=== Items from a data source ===

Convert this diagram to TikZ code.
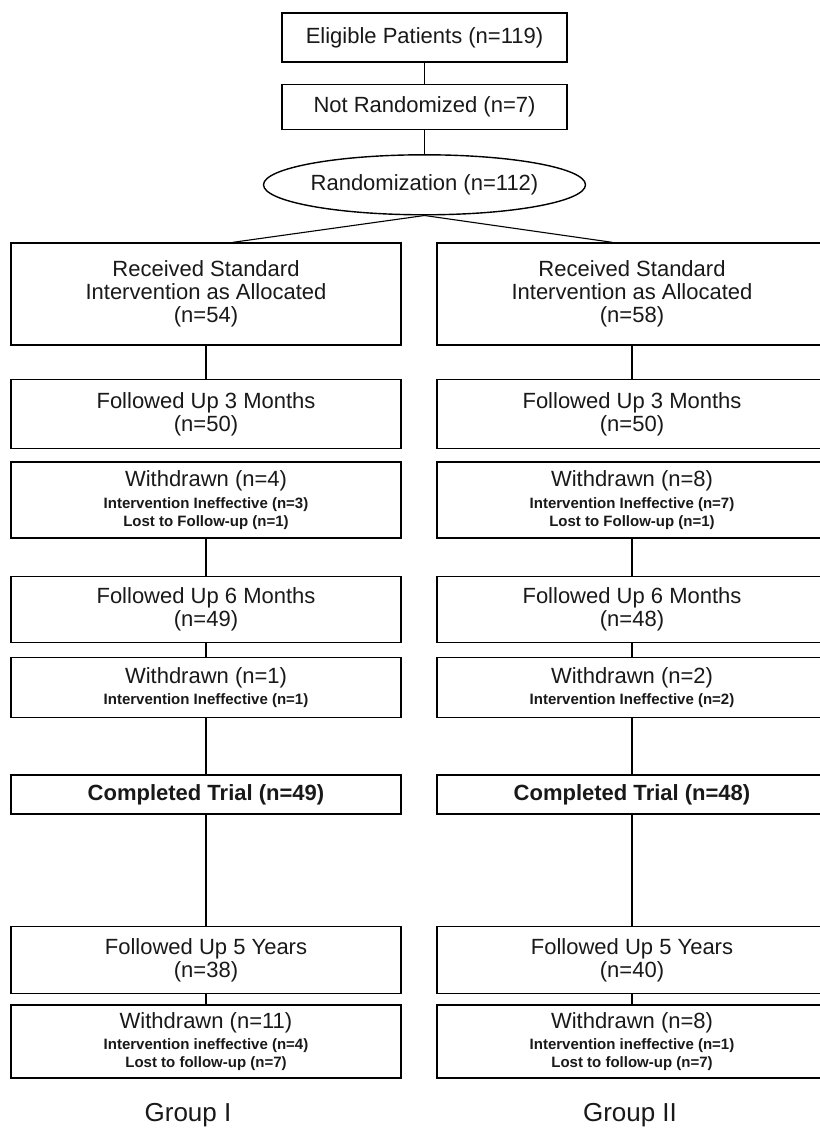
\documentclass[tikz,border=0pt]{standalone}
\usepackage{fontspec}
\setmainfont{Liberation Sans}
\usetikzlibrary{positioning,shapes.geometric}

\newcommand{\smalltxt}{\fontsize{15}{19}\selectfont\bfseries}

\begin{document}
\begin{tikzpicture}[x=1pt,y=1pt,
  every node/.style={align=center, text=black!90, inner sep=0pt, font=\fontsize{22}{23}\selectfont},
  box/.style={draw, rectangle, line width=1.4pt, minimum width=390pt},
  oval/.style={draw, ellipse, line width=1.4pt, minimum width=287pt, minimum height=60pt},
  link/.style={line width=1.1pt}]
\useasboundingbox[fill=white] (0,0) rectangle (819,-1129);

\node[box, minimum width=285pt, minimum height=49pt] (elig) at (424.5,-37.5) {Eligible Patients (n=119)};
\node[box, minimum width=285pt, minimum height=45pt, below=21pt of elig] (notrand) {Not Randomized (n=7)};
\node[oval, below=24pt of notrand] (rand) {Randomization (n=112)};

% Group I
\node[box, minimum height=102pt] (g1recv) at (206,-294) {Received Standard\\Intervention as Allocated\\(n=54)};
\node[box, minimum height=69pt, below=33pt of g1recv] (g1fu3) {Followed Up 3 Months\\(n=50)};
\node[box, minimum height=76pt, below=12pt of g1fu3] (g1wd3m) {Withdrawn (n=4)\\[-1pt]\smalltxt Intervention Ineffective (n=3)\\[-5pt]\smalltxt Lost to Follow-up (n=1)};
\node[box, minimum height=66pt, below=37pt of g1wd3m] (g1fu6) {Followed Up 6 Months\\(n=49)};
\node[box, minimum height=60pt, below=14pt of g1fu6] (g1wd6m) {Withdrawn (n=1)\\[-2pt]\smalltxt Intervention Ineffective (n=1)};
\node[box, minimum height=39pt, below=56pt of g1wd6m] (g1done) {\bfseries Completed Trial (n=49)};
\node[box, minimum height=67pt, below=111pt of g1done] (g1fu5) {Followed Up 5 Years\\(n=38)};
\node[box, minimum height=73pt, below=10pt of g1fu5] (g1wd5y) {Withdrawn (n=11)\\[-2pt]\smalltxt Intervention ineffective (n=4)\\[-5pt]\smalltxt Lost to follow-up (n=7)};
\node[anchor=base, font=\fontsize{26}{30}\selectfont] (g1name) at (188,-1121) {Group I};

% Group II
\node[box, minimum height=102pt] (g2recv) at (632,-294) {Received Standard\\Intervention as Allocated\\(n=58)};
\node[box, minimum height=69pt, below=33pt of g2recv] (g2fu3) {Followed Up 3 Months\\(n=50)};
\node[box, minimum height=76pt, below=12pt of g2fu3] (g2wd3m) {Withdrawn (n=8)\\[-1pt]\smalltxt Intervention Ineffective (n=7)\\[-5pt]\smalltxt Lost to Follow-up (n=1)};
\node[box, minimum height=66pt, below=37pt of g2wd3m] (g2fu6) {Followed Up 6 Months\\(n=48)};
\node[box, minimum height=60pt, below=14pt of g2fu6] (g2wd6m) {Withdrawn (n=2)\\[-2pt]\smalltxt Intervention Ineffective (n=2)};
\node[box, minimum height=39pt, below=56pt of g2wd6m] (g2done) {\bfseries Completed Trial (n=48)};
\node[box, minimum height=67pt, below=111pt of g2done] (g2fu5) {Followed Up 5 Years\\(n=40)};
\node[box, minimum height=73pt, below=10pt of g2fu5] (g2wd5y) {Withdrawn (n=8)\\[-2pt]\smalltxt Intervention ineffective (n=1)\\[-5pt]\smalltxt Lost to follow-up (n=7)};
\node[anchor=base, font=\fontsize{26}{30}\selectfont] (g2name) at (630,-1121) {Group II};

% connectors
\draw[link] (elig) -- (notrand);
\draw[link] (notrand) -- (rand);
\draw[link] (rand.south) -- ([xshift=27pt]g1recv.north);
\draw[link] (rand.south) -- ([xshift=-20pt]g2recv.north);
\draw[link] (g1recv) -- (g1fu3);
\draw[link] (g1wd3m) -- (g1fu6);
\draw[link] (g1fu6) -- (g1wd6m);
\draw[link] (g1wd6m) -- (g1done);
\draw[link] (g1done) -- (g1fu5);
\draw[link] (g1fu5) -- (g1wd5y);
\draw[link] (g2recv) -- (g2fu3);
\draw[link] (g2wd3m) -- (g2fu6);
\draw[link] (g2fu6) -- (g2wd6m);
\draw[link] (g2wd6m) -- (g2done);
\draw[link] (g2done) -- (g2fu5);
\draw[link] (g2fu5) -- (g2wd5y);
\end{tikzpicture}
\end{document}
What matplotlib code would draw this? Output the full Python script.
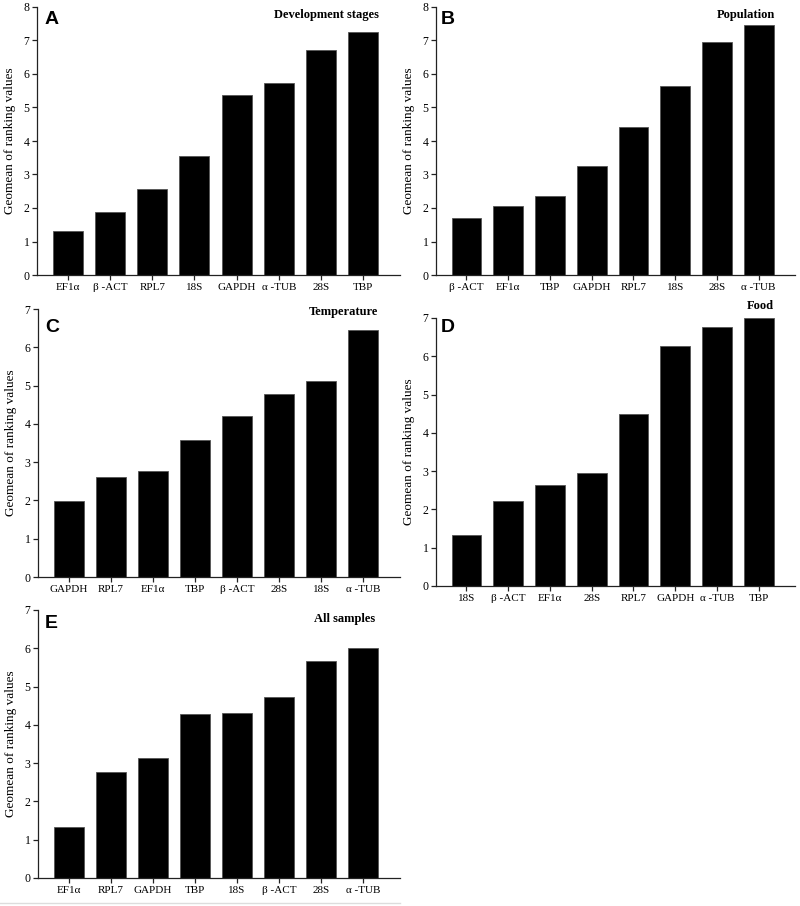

=== Instruction ===
Take the lines from the start of the material to the line with "below=24pt of notrand]", both included, and transcribe them exactly without the pictures.

=== Correct output ===
Convert this diagram to TikZ code.
\documentclass[tikz,border=0pt]{standalone}
\usepackage{fontspec}
\setmainfont{Liberation Sans}
\usetikzlibrary{positioning,shapes.geometric}

\newcommand{\smalltxt}{\fontsize{15}{19}\selectfont\bfseries}

\begin{document}
\begin{tikzpicture}[x=1pt,y=1pt,
  every node/.style={align=center, text=black!90, inner sep=0pt, font=\fontsize{22}{23}\selectfont},
  box/.style={draw, rectangle, line width=1.4pt, minimum width=390pt},
  oval/.style={draw, ellipse, line width=1.4pt, minimum width=287pt, minimum height=60pt},
  link/.style={line width=1.1pt}]
\useasboundingbox[fill=white] (0,0) rectangle (819,-1129);

\node[box, minimum width=285pt, minimum height=49pt] (elig) at (424.5,-37.5) {Eligible Patients (n=119)};
\node[box, minimum width=285pt, minimum height=45pt, below=21pt of elig] (notrand) {Not Randomized (n=7)};
\node[oval, below=24pt of notrand] (rand) {Randomization (n=112)};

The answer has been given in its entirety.